State environmental officials claim the New York, Susquehanna & Western Railway failed to alert them over the Nov. 25 mishap and then didn’t help in the first stages of the cleanup.
The spill happened at the railroad’s Ridgefield Park yard when a parked locomotive sprang a leak. It caused an oil slick that spread along the east bank of the river for at least 2,000 feet.
“We told them, ‘You need to get this pumped out now,’ and they were not willing to do that ‘now,”‘ Gary Pearson, regional supervisor in the state Department of Environmental Protection’s emergency response branch told The Record of Bergen County for Sunday newspapers.
The DEP is considering “enforcement actions,” said DEP spokesman Karen Hershey.
Nathan Fenno, a vice president with the Cooperstown, N.Y.-based railroad, acknowledged it could have done more in the early stages of the spill.
“Did we respond perfectly and as quickly as perhaps we would have liked in retrospect?” Fenno said. “That’s certainly arguable.”
Pearson said the rail operator initially stalled at cleaning out an oil-water separator at the site that was overwhelmed by the spill.
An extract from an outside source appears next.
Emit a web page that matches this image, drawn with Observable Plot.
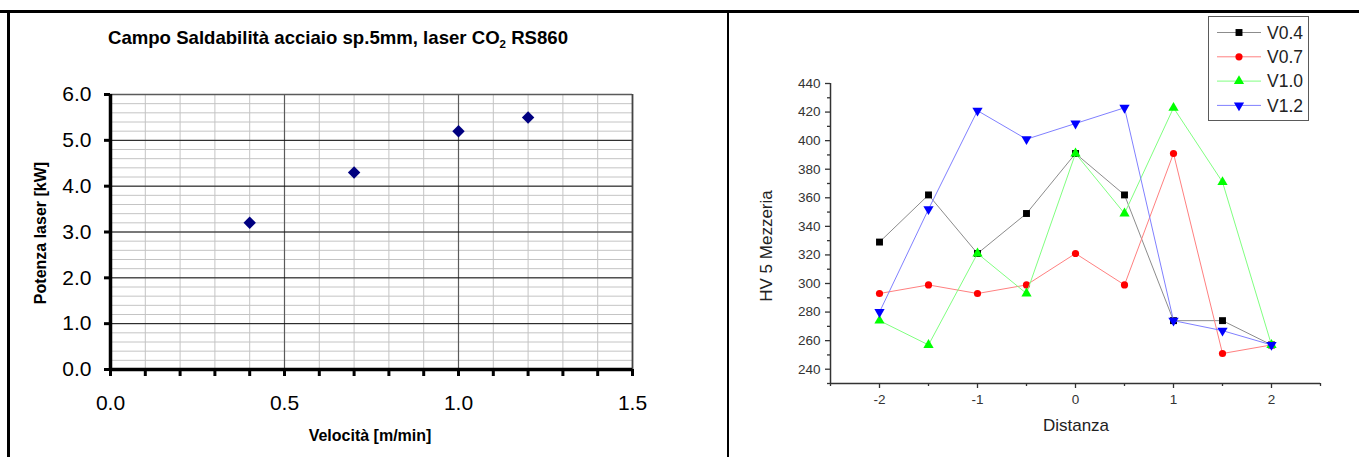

The railroad also balked at hiring a contractor to clean up the spill _ but later paid a crew the state had brought in.
“I think they would have preferred that we do all the cleanup and bill them and then they could contest the bill,” he said.
Fenno attributed the delay to initial confusion about whether the company would hire its own contractor or keep a crew brought in by the state. But he said the railroad should have notified the DEP.